→ **Exercise objective**: Below is a listing; write it out exactly and drop any images from it.

**** Information shown

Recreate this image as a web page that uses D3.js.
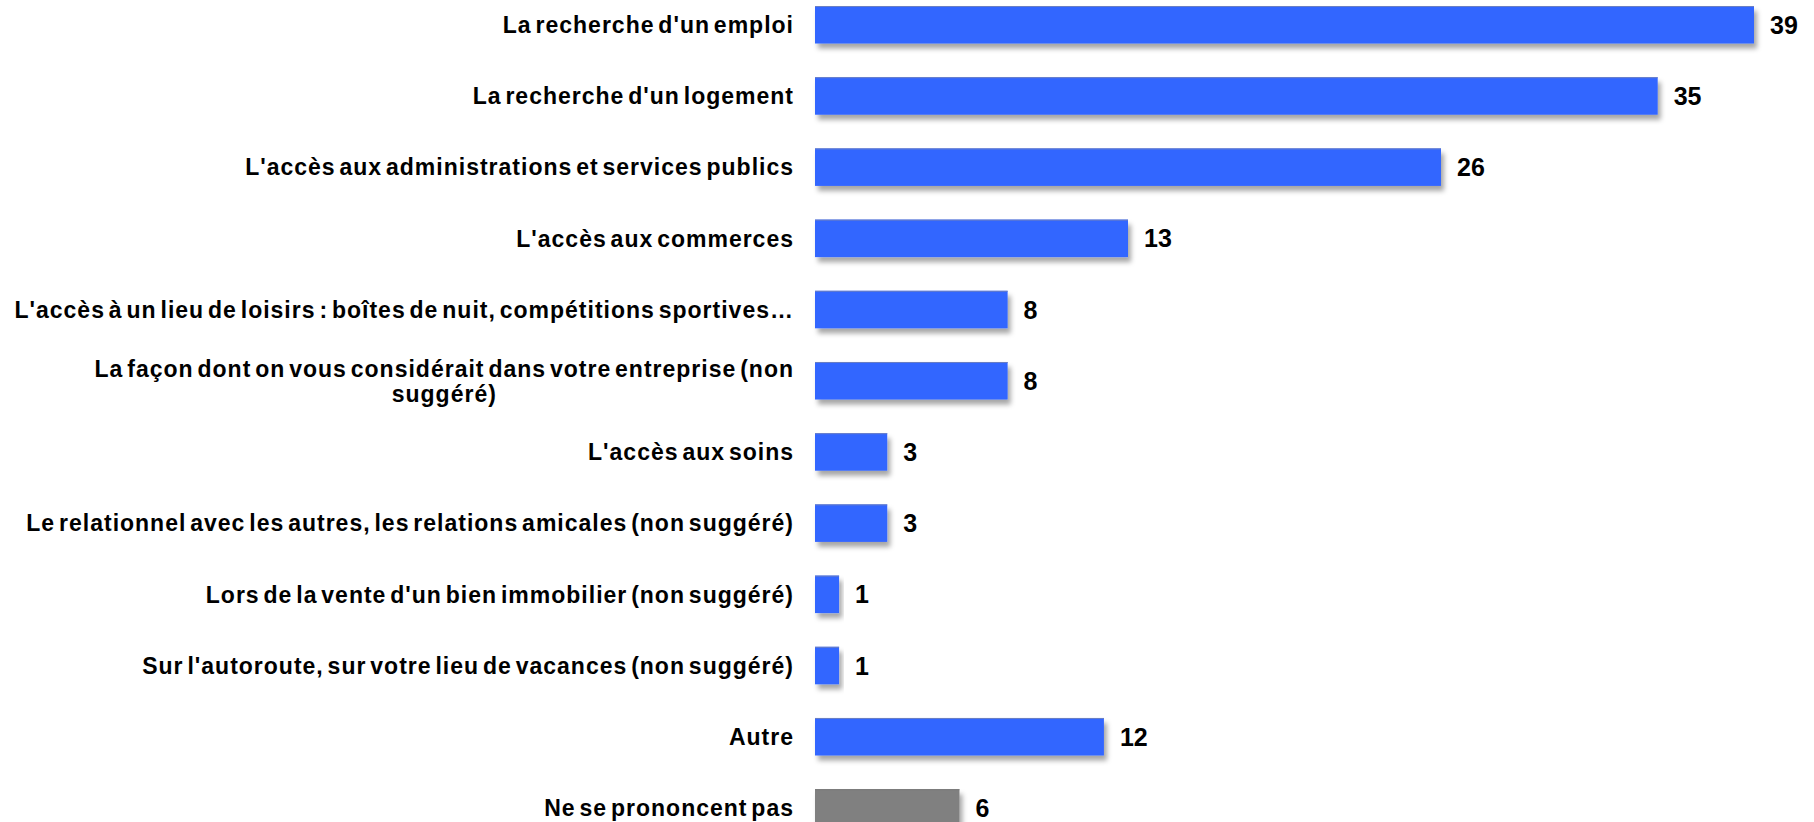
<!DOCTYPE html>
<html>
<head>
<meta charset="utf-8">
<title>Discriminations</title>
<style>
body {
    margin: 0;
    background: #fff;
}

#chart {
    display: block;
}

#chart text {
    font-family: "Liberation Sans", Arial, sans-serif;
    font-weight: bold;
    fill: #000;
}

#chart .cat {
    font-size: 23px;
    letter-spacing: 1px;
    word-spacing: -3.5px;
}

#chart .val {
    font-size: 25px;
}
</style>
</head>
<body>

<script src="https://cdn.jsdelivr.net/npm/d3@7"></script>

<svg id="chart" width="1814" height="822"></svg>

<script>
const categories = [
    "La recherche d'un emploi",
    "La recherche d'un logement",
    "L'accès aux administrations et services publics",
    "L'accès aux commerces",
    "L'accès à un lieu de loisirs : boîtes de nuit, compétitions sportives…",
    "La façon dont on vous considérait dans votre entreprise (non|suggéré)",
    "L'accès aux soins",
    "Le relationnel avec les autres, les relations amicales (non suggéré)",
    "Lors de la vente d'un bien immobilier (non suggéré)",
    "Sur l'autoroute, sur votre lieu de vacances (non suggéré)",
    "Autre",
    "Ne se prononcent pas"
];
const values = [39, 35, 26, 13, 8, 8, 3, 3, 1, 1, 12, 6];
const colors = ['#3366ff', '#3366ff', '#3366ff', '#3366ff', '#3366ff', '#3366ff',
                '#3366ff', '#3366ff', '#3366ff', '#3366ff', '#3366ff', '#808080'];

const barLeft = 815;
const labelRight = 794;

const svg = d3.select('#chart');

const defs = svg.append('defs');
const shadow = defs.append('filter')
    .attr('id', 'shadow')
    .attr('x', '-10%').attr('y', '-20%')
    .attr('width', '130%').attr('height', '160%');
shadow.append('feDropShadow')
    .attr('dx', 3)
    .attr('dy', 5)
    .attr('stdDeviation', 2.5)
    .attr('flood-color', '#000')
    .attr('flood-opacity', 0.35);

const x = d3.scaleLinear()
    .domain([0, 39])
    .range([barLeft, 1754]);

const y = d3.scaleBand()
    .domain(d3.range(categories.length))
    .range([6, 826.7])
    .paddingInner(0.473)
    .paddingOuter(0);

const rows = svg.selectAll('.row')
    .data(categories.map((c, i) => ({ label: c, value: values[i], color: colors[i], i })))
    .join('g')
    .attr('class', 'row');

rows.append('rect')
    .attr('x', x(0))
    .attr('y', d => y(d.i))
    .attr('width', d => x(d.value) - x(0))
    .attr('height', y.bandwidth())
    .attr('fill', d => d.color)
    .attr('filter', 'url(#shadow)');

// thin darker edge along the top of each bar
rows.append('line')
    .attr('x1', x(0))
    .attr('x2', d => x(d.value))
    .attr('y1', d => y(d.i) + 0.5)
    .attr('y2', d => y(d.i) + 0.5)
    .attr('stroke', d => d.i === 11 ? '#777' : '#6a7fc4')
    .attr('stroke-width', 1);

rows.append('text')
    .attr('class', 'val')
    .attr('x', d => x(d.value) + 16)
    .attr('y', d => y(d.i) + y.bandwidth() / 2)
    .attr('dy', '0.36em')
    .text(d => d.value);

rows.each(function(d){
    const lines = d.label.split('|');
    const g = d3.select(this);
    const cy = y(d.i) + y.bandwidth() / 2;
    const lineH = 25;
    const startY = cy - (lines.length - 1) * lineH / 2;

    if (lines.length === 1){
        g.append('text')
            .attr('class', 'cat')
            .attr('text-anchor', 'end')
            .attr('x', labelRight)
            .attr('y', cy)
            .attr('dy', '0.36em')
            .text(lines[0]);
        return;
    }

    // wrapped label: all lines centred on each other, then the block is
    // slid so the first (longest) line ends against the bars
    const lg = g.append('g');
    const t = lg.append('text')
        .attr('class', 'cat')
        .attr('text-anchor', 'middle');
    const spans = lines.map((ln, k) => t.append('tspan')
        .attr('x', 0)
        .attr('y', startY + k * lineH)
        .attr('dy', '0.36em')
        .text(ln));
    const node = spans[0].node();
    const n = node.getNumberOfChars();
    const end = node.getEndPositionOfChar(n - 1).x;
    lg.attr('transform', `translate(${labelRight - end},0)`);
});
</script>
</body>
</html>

********

→ **Result of the task**:
Recreate this image as a web page that uses D3.js.
<!DOCTYPE html>
<html>
<head>
<meta charset="utf-8">
<title>Discriminations</title>
<style>
body {
    margin: 0;
    background: #fff;
}

#chart {
    display: block;
}

#chart text {
    font-family: "Liberation Sans", Arial, sans-serif;
    font-weight: bold;
    fill: #000;
}

#chart .cat {
    font-size: 23px;
    letter-spacing: 1px;
    word-spacing: -3.5px;
}

#chart .val {
    font-size: 25px;
}
</style>
</head>
<body>

<script src="https://cdn.jsdelivr.net/npm/d3@7"></script>

<svg id="chart" width="1814" height="822"></svg>

<script>
const categories = [
    "La recherche d'un emploi",
    "La recherche d'un logement",
    "L'accès aux administrations et services publics",
    "L'accès aux commerces",
    "L'accès à un lieu de loisirs : boîtes de nuit, compétitions sportives…",
    "La façon dont on vous considérait dans votre entreprise (non|suggéré)",
    "L'accès aux soins",
    "Le relationnel avec les autres, les relations amicales (non suggéré)",
    "Lors de la vente d'un bien immobilier (non suggéré)",
    "Sur l'autoroute, sur votre lieu de vacances (non suggéré)",
    "Autre",
    "Ne se prononcent pas"
];
const values = [39, 35, 26, 13, 8, 8, 3, 3, 1, 1, 12, 6];
const colors = ['#3366ff', '#3366ff', '#3366ff', '#3366ff', '#3366ff', '#3366ff',
                '#3366ff', '#3366ff', '#3366ff', '#3366ff', '#3366ff', '#808080'];

const barLeft = 815;
const labelRight = 794;

const svg = d3.select('#chart');

const defs = svg.append('defs');
const shadow = defs.append('filter')
    .attr('id', 'shadow')
    .attr('x', '-10%').attr('y', '-20%')
    .attr('width', '130%').attr('height', '160%');
shadow.append('feDropShadow')
    .attr('dx', 3)
    .attr('dy', 5)
    .attr('stdDeviation', 2.5)
    .attr('flood-color', '#000')
    .attr('flood-opacity', 0.35);

const x = d3.scaleLinear()
    .domain([0, 39])
    .range([barLeft, 1754]);

const y = d3.scaleBand()
    .domain(d3.range(categories.length))
    .range([6, 826.7])
    .paddingInner(0.473)
    .paddingOuter(0);

const rows = svg.selectAll('.row')
    .data(categories.map((c, i) => ({ label: c, value: values[i], color: colors[i], i })))
    .join('g')
    .attr('class', 'row');

rows.append('rect')
    .attr('x', x(0))
    .attr('y', d => y(d.i))
    .attr('width', d => x(d.value) - x(0))
    .attr('height', y.bandwidth())
    .attr('fill', d => d.color)
    .attr('filter', 'url(#shadow)');

// thin darker edge along the top of each bar
rows.append('line')
    .attr('x1', x(0))
    .attr('x2', d => x(d.value))
    .attr('y1', d => y(d.i) + 0.5)
    .attr('y2', d => y(d.i) + 0.5)
    .attr('stroke', d => d.i === 11 ? '#777' : '#6a7fc4')
    .attr('stroke-width', 1);

rows.append('text')
    .attr('class', 'val')
    .attr('x', d => x(d.value) + 16)
    .attr('y', d => y(d.i) + y.bandwidth() / 2)
    .attr('dy', '0.36em')
    .text(d => d.value);

rows.each(function(d){
    const lines = d.label.split('|');
    const g = d3.select(this);
    const cy = y(d.i) + y.bandwidth() / 2;
    const lineH = 25;
    const startY = cy - (lines.length - 1) * lineH / 2;

    if (lines.length === 1){
        g.append('text')
            .attr('class', 'cat')
            .attr('text-anchor', 'end')
            .attr('x', labelRight)
            .attr('y', cy)
            .attr('dy', '0.36em')
            .text(lines[0]);
        return;
    }

    // wrapped label: all lines centred on each other, then the block is
    // slid so the first (longest) line ends against the bars
    const lg = g.append('g');
    const t = lg.append('text')
        .attr('class', 'cat')
        .attr('text-anchor', 'middle');
    const spans = lines.map((ln, k) => t.append('tspan')
        .attr('x', 0)
        .attr('y', startY + k * lineH)
        .attr('dy', '0.36em')
        .text(ln));
    const node = spans[0].node();
    const n = node.getNumberOfChars();
    const end = node.getEndPositionOfChar(n - 1).x;
    lg.attr('transform', `translate(${labelRight - end},0)`);
});
</script>
</body>
</html>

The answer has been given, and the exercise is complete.